Italy and Abyssinia (1926)

Italy and Abyssinia (1926)

! [1935 edition maps of Abyssinia] (,0.493,0.388,0.335,0)

Italy wants to become more imperial. By so doing she will distract the attention of her citizens and direct it toward the glories of ancient Rome. When Mussolini looks for territory in which Italy may expand, whither does he cast his eye? Let no foolish person think that he is going to war in order to seize territory from France in Africa or in Syria; or that he has any idea of threatening the British Empire; or that he is going even to attack Turkey unless he can get some foolish little country like Greece to do it for him.

What Italy wants is Abyssinia. She has wanted Abyssinia a long time. When the Mahdi overthrew the English in the Sudan, the English with great generosity gave Italy the chance to seize Abyssinia and Italy foolishly attempted it. But at the great Battle of Adua, March 1, 1896, the Abyssinians, under the leadership of Menelik and the Empress Taitou, killed four thousand Italians and captured two thousand prisoners. Since then England, France and Italy have been content to draw a cordon around Abyssinia and bide their time. They have tied up her economic resources, taxed her exports and imports and mortgaged her railroads and such other tangible assets as they could get hold of. It is time now for a further step.
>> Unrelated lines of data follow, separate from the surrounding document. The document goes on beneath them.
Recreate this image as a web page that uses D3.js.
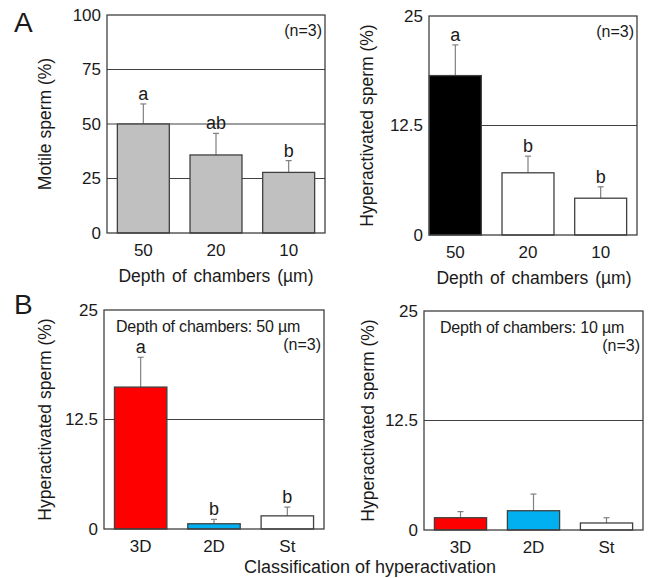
<!DOCTYPE html>
<html lang="en">
<head>
<meta charset="UTF-8">
<title>Sperm motility by chamber depth</title>
<script src="https://d3js.org/d3.v7.min.js"></script>
<style>
  body { margin: 0; background: #fff; }
  text { font-family: "Liberation Sans", Arial, sans-serif; fill: #1a1a1a; }
</style>
</head>
<body>
<svg width="649" height="578"></svg>
<script>
// data
var depthCats = ["50", "20", "10"];
var motileMean = [50, 35.8, 27.8];
var motileErr = [9.2, 9.9, 5.4];
var motileLetters = ["a", "ab", "b"];

var hyperMean = [18.2, 7.1, 4.2];
var hyperErr = [3.5, 1.9, 1.3];
var hyperLetters = ["a", "b", "b"];

var classCats = ["3D", "2D", "St"];
var hyper50Mean = [16.2, 0.6, 1.5];
var hyper50Err = [3.4, 0.5, 1.0];
var hyper50Letters = ["a", "b", "b"];
var hyper10Mean = [1.4, 2.2, 0.8];
var hyper10Err = [0.7, 1.9, 0.6];

var ticks100 = [0, 25, 50, 75, 100];
var ticks25 = [0, 12.5, 25];

var svg = d3.select("svg");
var lineCol = "#404040";
var fontFam = "'Liberation Sans', Arial, sans-serif";

function panel(o) {
  var g = svg.append("g");
  var x = d3.scaleBand().domain(o.cats).range(o.xr)
      .paddingInner(0.285).paddingOuter(0.1425);
  var y = d3.scaleLinear().domain([0, o.max]).range([o.y1, o.y0]);
  var rows = o.cats.map(function(c, i) {
    return {cat: c, v: o.mean[i], e: o.err[i], fill: o.fills[i], lab: o.letters ? o.letters[i] : ""};
  });

  // gridlines behind the bars
  g.selectAll(".grid").data(o.grid).enter().append("line")
    .attr("x1", o.fx0).attr("x2", o.fx1)
    .attr("y1", function(d) { return y(d); }).attr("y2", function(d) { return y(d); })
    .attr("stroke", lineCol).attr("stroke-width", 1.2);

  // error bars (upper half only)
  var eb = g.selectAll(".err").data(rows).enter().append("g");
  eb.append("line")
    .attr("x1", function(d) { return x(d.cat) + x.bandwidth() / 2; })
    .attr("x2", function(d) { return x(d.cat) + x.bandwidth() / 2; })
    .attr("y1", function(d) { return y(d.v); })
    .attr("y2", function(d) { return y(d.v + d.e); })
    .attr("stroke", "#808080").attr("stroke-width", 1.2);
  eb.append("line")
    .attr("x1", function(d) { return x(d.cat) + x.bandwidth() / 2 - 3; })
    .attr("x2", function(d) { return x(d.cat) + x.bandwidth() / 2 + 3; })
    .attr("y1", function(d) { return y(d.v + d.e); })
    .attr("y2", function(d) { return y(d.v + d.e); })
    .attr("stroke", "#808080").attr("stroke-width", 1.2);

  g.selectAll(".bar").data(rows).enter().append("rect")
    .attr("x", function(d) { return x(d.cat); })
    .attr("y", function(d) { return y(d.v); })
    .attr("width", x.bandwidth())
    .attr("height", function(d) { return y(0) - y(d.v); })
    .attr("fill", function(d) { return d.fill; })
    .attr("stroke", lineCol).attr("stroke-width", 1.3);

  // significance letters
  g.selectAll(".sig").data(rows).enter().append("text")
    .attr("x", function(d) { return x(d.cat) + x.bandwidth() / 2; })
    .attr("y", function(d) { return y(d.v + d.e) - 4; })
    .attr("text-anchor", "middle").style("font-size", "18px")
    .text(function(d) { return d.lab; });

  // frame
  g.append("rect").attr("x", o.fx0).attr("y", o.y0)
    .attr("width", o.fx1 - o.fx0).attr("height", o.y1 - o.y0)
    .attr("fill", "none").attr("stroke", lineCol).attr("stroke-width", 1.3);

  // y axis tick labels
  var ya = g.append("g").attr("transform", "translate(" + o.fx0 + ",0)")
    .call(d3.axisLeft(y).tickValues(o.ticks).tickSize(0).tickPadding(6)
      .tickFormat(function(d) { return String(d); }));
  ya.select(".domain").remove();
  ya.selectAll("text").style("font-size", "17px").attr("fill", "#1a1a1a")
    .style("font-family", fontFam);

  // x axis tick labels
  var xa = g.append("g").attr("transform", "translate(0," + o.y1 + ")")
    .call(d3.axisBottom(x).tickSize(0).tickPadding(11));
  xa.select(".domain").remove();
  xa.selectAll("text").style("font-size", "17px").attr("fill", "#1a1a1a")
    .style("font-family", fontFam);

  // y title
  g.append("text")
    .attr("transform", "translate(" + o.ytx + "," + (o.y0 + o.y1) / 2 + ") rotate(-90)")
    .attr("text-anchor", "middle").attr("dy", "0.35em").style("font-size", "17.5px")
    .text(o.ytitle);

  if (o.xtitle) {
    g.append("text").attr("x", o.xtc).attr("y", o.y1 + 49)
      .attr("text-anchor", "middle").style("font-size", "17.5px").style("word-spacing", "2px")
      .text(o.xtitle);
  }
  if (o.inner) {
    g.append("text").attr("x", o.itc).attr("y", o.y0 + 22)
      .attr("text-anchor", "middle").style("font-size", "16px").style("letter-spacing", "-0.2px")
      .text(o.inner);
  }
  g.append("text").attr("x", o.fx1 - 3).attr("y", o.y0 + (o.inner ? 40 : 21))
    .attr("text-anchor", "end").style("font-size", "16px")
    .text("(n=3)");
}

panel({cats: depthCats, mean: motileMean, err: motileErr, letters: motileLetters,
  fills: ["#c0c0c0", "#c0c0c0", "#c0c0c0"], max: 100, ticks: ticks100, grid: [25, 50, 75],
  xr: [107, 325], fx0: 107, fx1: 325, y0: 15, y1: 233, ytx: 45, xtc: 216,
  ytitle: "Motile sperm (%)", xtitle: "Depth of chambers (µm)"});

panel({cats: depthCats, mean: hyperMean, err: hyperErr, letters: hyperLetters,
  fills: ["#000000", "#ffffff", "#ffffff"], max: 25, ticks: ticks25, grid: [12.5],
  xr: [419, 637], fx0: 429, fx1: 637, y0: 16, y1: 235, ytx: 367, xtc: 534,
  ytitle: "Hyperactivated sperm (%)", xtitle: "Depth of chambers (µm)"});

panel({cats: classCats, mean: hyper50Mean, err: hyper50Err, letters: hyper50Letters,
  fills: ["#ff0000", "#00b0f0", "#ffffff"], max: 25, ticks: ticks25, grid: [12.5],
  xr: [104, 324], fx0: 104, fx1: 324, y0: 310, y1: 529, ytx: 45, itc: 208,
  ytitle: "Hyperactivated sperm (%)", inner: "Depth of chambers: 50 µm"});

panel({cats: classCats, mean: hyper10Mean, err: hyper10Err, letters: null,
  fills: ["#ff0000", "#00b0f0", "#ffffff"], max: 25, ticks: ticks25, grid: [12.5],
  xr: [424, 643], fx0: 424, fx1: 643, y0: 311, y1: 530, ytx: 368, itc: 532,
  ytitle: "Hyperactivated sperm (%)", inner: "Depth of chambers: 10 µm"});

svg.append("text").attr("x", 370).attr("y", 573).attr("text-anchor", "middle")
  .style("font-size", "18px").text("Classification of hyperactivation");

svg.append("text").attr("x", 14).attr("y", 32).style("font-size", "28px").text("A");
svg.append("text").attr("x", 14).attr("y", 314).style("font-size", "28px").text("B");
</script>
</body>
</html>
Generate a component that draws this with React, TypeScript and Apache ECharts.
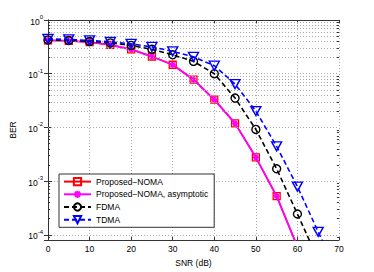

In the secret Treaty of London which induced Italy to desert her allies, Germany and Austria, and to take active part with England and France, Italy was promised not only increase of territory at the expense of Austria, but the right to extend her possessions in “Eritrea, Somaliland and Libya”; and since these extensions could not be into the ocean, they must be into Abyssinia. With a number of fine flourishes, Italy is now demanding cash for this check and although the Treaty of Versailles, the League of Nations and the Peace of Locarno stand straight across her path, there is every reason to believe that England would be delighted to have Italy in Abyssinia and that France would offer no great objection. Indeed, the only country that is offering any open objection to this high-handed program of theft, lying and slavery is Soviet Russia.

Yet the world has seen the path preparing for many a day. First there was the righteous horror of England against “slavery” in Abyssinia. Then there was the problem of allowing arms to be “smuggled” into Abyssinia. And then there was the unexpected and unwelcomed and yet effusively received visit of Ras Tafari to Europe. Only America with blunt boorishness refused him hospitality.

Here then is the problem and the program and already Italy is beginning actual aggression by putting down, with world applause, a “rebellion” in Somaliland.

Citation: Du Bois, W.E.B. 1926. “Italy and Abyssinia.” The Crisis. 32(2):62–63.